James Tissot's The Life of Our Lord Jesus Christ (published 1896-97, Brooklyn Museum) is the most ambitious attempt at comprehensive visual narration of the Gospels in the history of art, and its creation story is one of the remarkable personal transformations of the 19th century: the complete reorientation of a major artist's career by a religious conversion experienced in the middle of his life.
Tissot had been famous in Paris and London in the 1870s as a painter of fashionable society - elegant women, garden parties, social occasions depicted with the brilliant technical precision of the French academic tradition. When his partner Kathleen Newton died of tuberculosis in 1882, Tissot was devastated. In 1885, while sketching in the Church of Saint-Sulpice in Paris, he experienced a vision that he described as a direct encounter with Christ, which convinced him to abandon his previous subject matter entirely and spend the rest of his life illustrating the Gospels.
He made three extended journeys to Palestine - in 1886, 1889, and 1896 - with the thoroughness of a scholar-archaeologist, photographing, sketching, and measuring everything relevant to a first-century Palestinian setting: landscape, architecture, costumes, tools, faces, vegetation, light quality. He consulted historians, archaeologists, and biblical scholars. He worked with the precision of one who understood that every detail was a theological statement: to paint Jesus in the wrong clothes in the wrong landscape was to misrepresent the Incarnation.
The resulting 365 watercolors cover the entire Gospel narrative from the Annunciation (Luke 1:26-38) to the Ascension (Acts 1:9-11), moving through the Nativity, the hidden years in Nazareth, the public ministry, the Last Supper (Matthew 26:26), the Passion, Resurrection, and post-Resurrection appearances (John 20:17). The combination of French academic technique - assured draftsmanship, sophisticated color, controlled composition - with the specific textures of Palestinian landscape and material culture produced images of the Gospel story that were simultaneously artistically accomplished and historically credible in a way no previous illustrator had achieved.
The Brooklyn Museum purchased the complete set in 1900, making it one of the most significant acquisitions of religious art in American institutional history. The images were immediately reproduced and distributed in extraordinary numbers: in prints, postcards, and illustrated Bibles that appeared in Protestant homes across Europe and America. For many 20th-century Christians, Tissot's visual vocabulary - the specific faces, landscapes, and textures of his Gospel illustrations - became the default visual imagination of the Gospels, displacing both the Renaissance Italian tradition and the Victorian academic tradition that had preceded him.

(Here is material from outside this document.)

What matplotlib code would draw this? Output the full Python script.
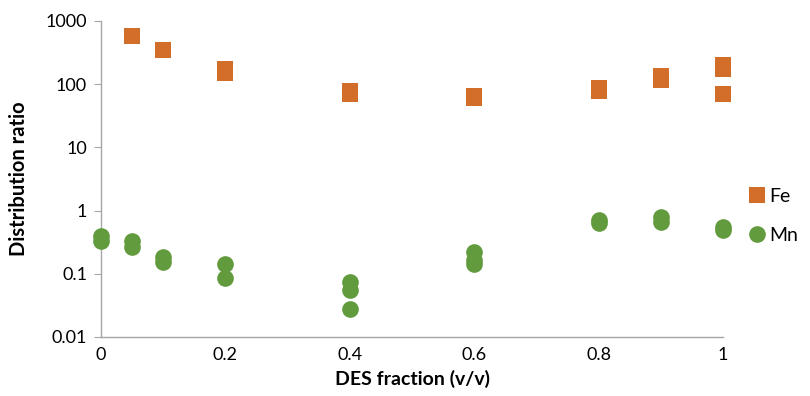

Tissot's approach continues to influence contemporary biblical illustration, film representations of the Gospels, and the visual imagination of popular Christianity worldwide. The decision to treat the Gospel's historical particularity as theologically important - to insist that the Word became this flesh, in this landscape, in these clothes - was a decision with consequences that are still working themselves out.